# Betta chases ant!



## paris38 (Oct 12, 2012)

Hey everyone so long story but I'm starting
a soroity tank and recently got 4 bettas for it which 
I'm quartining now.Anyway one of them is in
a bare one gallon tank and today I was watching 
her when a ant crawled by her tank....she 
sarted freaking out especially when it crawled
under the tank she just kept following it!It was so
cute and funny that I had to post!I heard that some
bettas can be fed ants?Is this true?Anyway just thought
I'd share😀


----------



## MSG (May 8, 2012)

Totally depends on the fish & how hungry it is. I've fed my red betta Diavolo the most varied diet of insects in addition to 20 different brands of fish food. She will eat them all. 

However, they WON'T eat ants. I'm suspecting because they have some horns/spikes on their bodies. 

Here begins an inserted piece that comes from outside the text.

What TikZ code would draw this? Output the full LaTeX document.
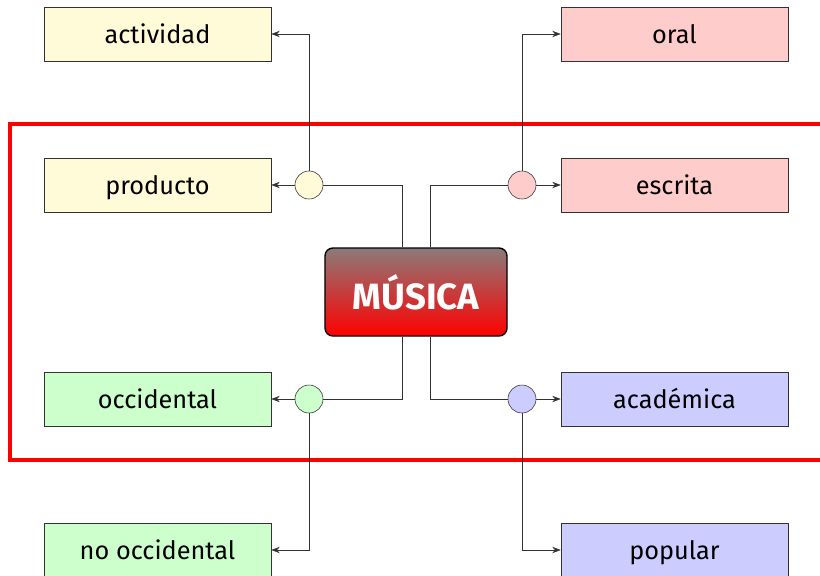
\documentclass[tikz,border=0pt]{standalone}
\usepackage{fontspec}
\setmainfont{Fira Sans}
\usepackage{tikz}
\usetikzlibrary{arrows.meta, positioning}

\definecolor{amarillo}{RGB}{255,250,215}
\definecolor{rosa}{RGB}{255,204,204}
\definecolor{verde}{RGB}{204,255,204}
\definecolor{azul}{RGB}{204,204,255}
\definecolor{gristop}{RGB}{140,122,122}
\definecolor{linea}{RGB}{50,50,50}

\tikzset{
    caja/.style={draw=linea, minimum width=5.675cm, minimum height=1.35cm,
        font=\fontsize{18}{21}\selectfont, inner sep=0pt,
        text height=13pt, text depth=0pt},
    nudo/.style={draw=linea, circle, minimum size=0.7cm, inner sep=0pt},
    flecha/.style={-{Stealth[length=6pt,width=4.5pt]}, draw=linea},
    enlace/.style={draw=linea},
}

\begin{document}
\begin{tikzpicture}[x=0.025cm, y=-0.025cm]
    \useasboundingbox (0,0) rectangle (820,575);
    % marco rojo
    \draw[red, line width=2.2pt] (10,124) rectangle (860,460);
    % nodo central
    \node[draw=black, line width=1pt, rounded corners=0.2cm,
        top color=gristop, bottom color=red, text=white,
        minimum width=4.55cm, minimum height=2.2cm,
        font=\fontsize{26}{30}\selectfont\bfseries] (musica) at (416,292) {MÚSICA};
    % cajas izquierda
    \node[caja, fill=amarillo] (actividad) at (157.5,34) {actividad};
    \node[caja, fill=amarillo] (producto) at (157.5,185) {producto};
    \node[caja, fill=verde] (occidental) at (157.5,399) {occidental};
    \node[caja, fill=verde] (noocc) at (157.5,550) {no occidental};
    % cajas derecha
    \node[caja, fill=rosa] (oral) at (674.5,34) {oral};
    \node[caja, fill=rosa] (escrita) at (674.5,185) {escrita};
    \node[caja, fill=azul] (academica) at (674.5,399) {académica};
    \node[caja, fill=azul] (popular) at (674.5,550) {popular};
    % nudos
    \node[nudo, fill=amarillo] (n1) at (309,185) {};
    \node[nudo, fill=rosa] (n2) at (522,185) {};
    \node[nudo, fill=verde] (n3) at (309,399) {};
    \node[nudo, fill=azul] (n4) at (522,399) {};
    % enlaces
    \draw[enlace] ([xshift=-0.35cm]musica.north) |- (n1);
    \draw[enlace] ([xshift=0.35cm]musica.north) |- (n2);
    \draw[enlace] ([xshift=-0.35cm]musica.south) |- (n3);
    \draw[enlace] ([xshift=0.35cm]musica.south) |- (n4);
    \draw[flecha] (n1) -- (producto);
    \draw[flecha] (n1) |- (actividad);
    \draw[flecha] (n2) -- (escrita);
    \draw[flecha] (n2) |- (oral);
    \draw[flecha] (n3) -- (occidental);
    \draw[flecha] (n3) |- (noocc);
    \draw[flecha] (n4) -- (academica);
    \draw[flecha] (n4) |- (popular);
\end{tikzpicture}
\end{document}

They try to eat the ant, but if it's not gone in 5 minutes, then they're not going to attempt to finish it after 5 hours.


----------



## paris38 (Oct 12, 2012)

Oh, okay thanks for the info!That's interesting.


----------



## trilobite (May 18, 2011)

Mine love ants, I dont think it would have much nutritional value though. I think they eat it because its wriggling. They love eating the abdomens of flies and moths that fall into their tank too


----------